Leo Paraspondylos (Λέων Παρασπόνδυλος) was a high-ranking 11th-century Byzantine official, who served as chief minister to Empress Theodora and Emperor Michael VI.

==Biography==
Leo's surname is in all probability a sobriquet; he seems to have belonged to the Spondylos family, and was possibly a relative of the general Michael Spondyles. He is attested as an official under Michael IV the Paphlagonian (r. 1034–41), and rose in office to become the Empire's chief minister (paradynasteuon) under Theodora (r. 1042–56) and Michael VI (r. 1056–57), holding the posts of synkellos and protosynkellos.

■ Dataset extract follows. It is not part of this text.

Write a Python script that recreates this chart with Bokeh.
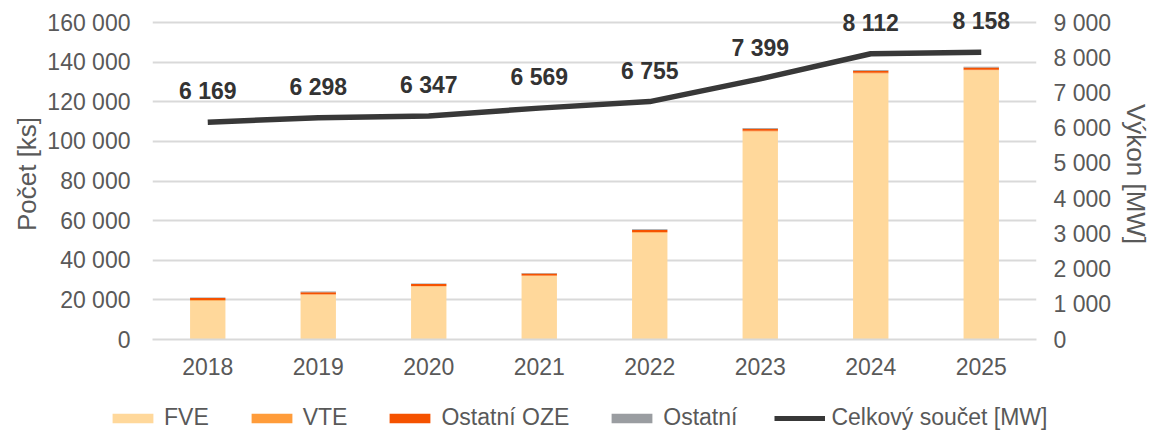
from bokeh.plotting import figure
from bokeh.layouts import column
from bokeh.models import (Range1d, LinearAxis, FixedTicker, Legend, LegendItem,
                          ColumnDataSource, FactorRange)
from bokeh.core.properties import value
from bokeh.embed import file_html
from bokeh.resources import INLINE

years = ["2018", "2019", "2020", "2021", "2022", "2023", "2024", "2025"]
fve = [19600, 22600, 26700, 32000, 53900, 105000, 134300, 135900]
vte = [300, 300, 300, 300, 300, 300, 300, 300]
ostatni_oze = [1000, 1000, 1000, 1000, 1100, 1100, 1100, 1100]
ostatni = [300, 300, 300, 300, 300, 300, 300, 400]
celkem_mw = [6169, 6298, 6347, 6569, 6755, 7399, 8112, 8158]

left_ticks = [0, 20000, 40000, 60000, 80000, 100000, 120000, 140000, 160000]
right_ticks = [0, 1000, 2000, 3000, 4000, 5000, 6000, 7000, 8000, 9000]
series_names = ["FVE", "VTE", "Ostatní OZE", "Ostatní"]
line_name = "Celkový součet [MW]"

def fmt(v):
    return f"{v:,}".replace(",", " ")

FONT = "Liberation Sans"
GRAY = "#595959"
colors = ["#FFD89B", "#FF9C3A", "#F55200", "#9A9DA1"]
LINE_COLOR = "#383838"
stack = ["fve", "vte", "ostatni_oze", "ostatni"]

src = ColumnDataSource(dict(years=years, fve=fve, vte=vte, ostatni_oze=ostatni_oze,
                            ostatni=ostatni, mw=celkem_mw,
                            lbl=[fmt(v) for v in celkem_mw]))

top_ext = 331 / 317
p = figure(x_range=FactorRange(*years), y_range=Range1d(0, 160000 * top_ext),
           width=1155, height=381, output_backend="svg", toolbar_location=None,
           min_border_left=152, min_border_right=119, min_border_top=8,
           min_border_bottom=42)
p.frame_align = False
p.outline_line_color = None
p.extra_y_ranges = {"mw": Range1d(0, 9000 * top_ext)}

p.vbar_stack(stack, x="years", width=0.32, color=colors, source=src,
             line_color=None)
p.line(x="years", y="mw", source=src, y_range_name="mw",
       line_color=LINE_COLOR, line_width=5.5)
p.text(x="years", y="mw", text="lbl", source=src, y_range_name="mw",
       text_font=value(FONT), text_font_style="bold", text_font_size="23px",
       text_color="#333333", text_align="center", text_baseline="middle",
       y_offset=-31)

ax = p.yaxis[0]
ax.ticker = FixedTicker(ticks=left_ticks)
ax.major_label_overrides = {t: fmt(t) for t in left_ticks}
ax.axis_label = "Počet [ks]"

ra = LinearAxis(y_range_name="mw", ticker=FixedTicker(ticks=right_ticks),
                major_label_overrides={t: fmt(t) for t in right_ticks},
                axis_label="Výkon [MW]")
p.add_layout(ra, "right")

for a in (ax, ra):
    a.axis_line_color = None
    a.major_tick_line_color = None
    a.minor_tick_line_color = None
    a.major_label_text_font = FONT
    a.major_label_text_font_size = "23px"
    a.major_label_text_color = GRAY
    a.axis_label_text_font = FONT
    a.axis_label_text_font_style = "normal"
    a.axis_label_text_color = GRAY
ax.axis_label_text_font_size = "26px"
ra.axis_label_text_font_size = "26px"
ra.axis_label_orientation = "vertical"
ax.major_label_standoff = 16
ax.axis_label_standoff = 2
ra.major_label_standoff = 11
ra.axis_label_standoff = 7

xa = p.xaxis[0]
xa.axis_line_color = "#D9D9D9"
xa.axis_line_width = 2
xa.major_tick_line_color = None
xa.minor_tick_line_color = None
xa.major_label_text_font = FONT
xa.major_label_text_font_size = "23px"
xa.major_label_text_color = GRAY
xa.major_label_standoff = 12

p.xgrid.grid_line_color = None
p.ygrid.ticker = FixedTicker(ticks=left_ticks)
p.ygrid.grid_line_color = "#D9D9D9"
p.ygrid.grid_line_width = 2

# legend strip below the chart: same series, a view range far above the data
# so that only the legend entries are visible
lg = figure(width=1155, height=50, output_backend="svg", toolbar_location=None,
            x_range=FactorRange(*years), y_range=Range1d(1e8, 2e8),
            x_axis_type=None, y_axis_type=None,
            min_border=0, min_border_left=0, min_border_right=0,
            min_border_top=0, min_border_bottom=0)
lg.frame_align = False
lg.grid.visible = False
lg.outline_line_color = None
rends = lg.vbar_stack(stack, x="years", width=0.32, color=colors, source=src,
                      line_color=None)
lrend = lg.line(x="years", y="mw", source=src, line_color=LINE_COLOR, line_width=5)
items = [LegendItem(label=n, renderers=[r]) for n, r in zip(series_names, rends)]
items.append(LegendItem(label=line_name, renderers=[lrend]))
leg = Legend(items=items, orientation="horizontal", location=(107, 0),
             glyph_width=51, glyph_height=12, label_standoff=6, spacing=37,
             padding=0, margin=0, border_line_color=None,
             background_fill_alpha=0,
             label_text_font=FONT, label_text_font_size="23px",
             label_text_color=GRAY)
lg.add_layout(leg, "center")

open("out.html", "w").write(file_html(column(p, lg, spacing=0), INLINE))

Leo's contemporary, historian and fellow public servant Michael Attaleiates, considered him an excellent administrator, but it was Paraspondylos' refusal to meet the demands of the Empire's leading generals in 1057 that led to their rebellion and the overthrow of Michael VI and the installation of one of their own number, Isaac I Komnenos (r. 1057–59), on the throne. After the rebel victory, Paraspondylos was dismissed from office and exiled from Constantinople, possibly being forcibly tonsured. Although occasionally critical of his rough manners, Michael Psellos intervened on his behalf with Isaac I Komnenos, to little avail. Nothing further is known of Leo thereafter.